Cumhurbaşkanı Erdoğan’ın İstanbul Büyükşehir Belediye Başkanı
olduğu günlerden beri yanından ayırmadığı, en güvendiği isimlerden
biri olan, hâlihazırdaki Meclis Başkanı ve Türkiye Cumhuriyeti'nin
son Başbakanı Binali Yıldırım’ın İstanbul büyükşehir belediye
başkanlığı adaylığı tartışmaları, AK Parti iktidarının geldiği
noktaya dair birçok işaret taşıyor.
Başkentin siyasi kulislerine hâkim gazetecilerden Habertürk
Ankara Temsilcisi Bülent Aydemir’in, ‘Binali Yıldırım’ın,
taleplerinin karşılanması üzerine İstanbul’dan aday gösterilmesi
konusunda partisiyle anlaşmaya vardığını’ duyurduğu o haberde çok önemli hususlar
vardı.
Gazeteci Bülent Aydemir, “Yıldırım’ın, protokol konusundaki
tavrı ve bugüne kadar üstlendiği görevlerin/makamların devlet
mekanizması içinde ezdirilmemesi yönündeki talebi karşılık buldu.

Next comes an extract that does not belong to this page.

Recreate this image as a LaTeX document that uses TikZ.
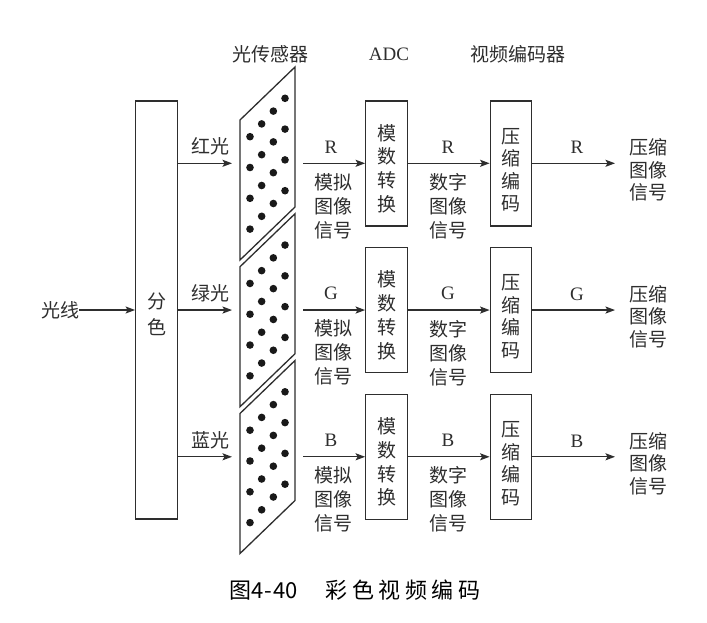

Bulunan formülün hayata geçirilmesi ise yeni bir tartışmaya mahal
bırakmamak üzere 31 Mart seçimi sonrasına ertelendi. Bu formüle
göre Binali Yıldırım, 31 Mart Mahalli İdareler Seçiminde İstanbul’u
kazanır ve belediye başkanı olursa Cumhurbaşkanı Yardımcısı olarak
görevlendirilecek” diyordu.
“Tartışmaya mahal bırakmamak için” denilmiş ama mevzu
tartışılmayacak gibi değil. Çünkü AK Parti’nin, BinaliYıldırım’ın
-birazdan detaylandıracağımız- rahatsızlıklarını gidermek üzere
bulduğu formül: Seçilmişi atamak… Yani seçilmişi atanmış yaparak
dokunulmaz kılmak. Peki bu mümkün mü? İlke olarak elbette mümkün
değil. Anayasa ve yasalar ne diyor, bakalım…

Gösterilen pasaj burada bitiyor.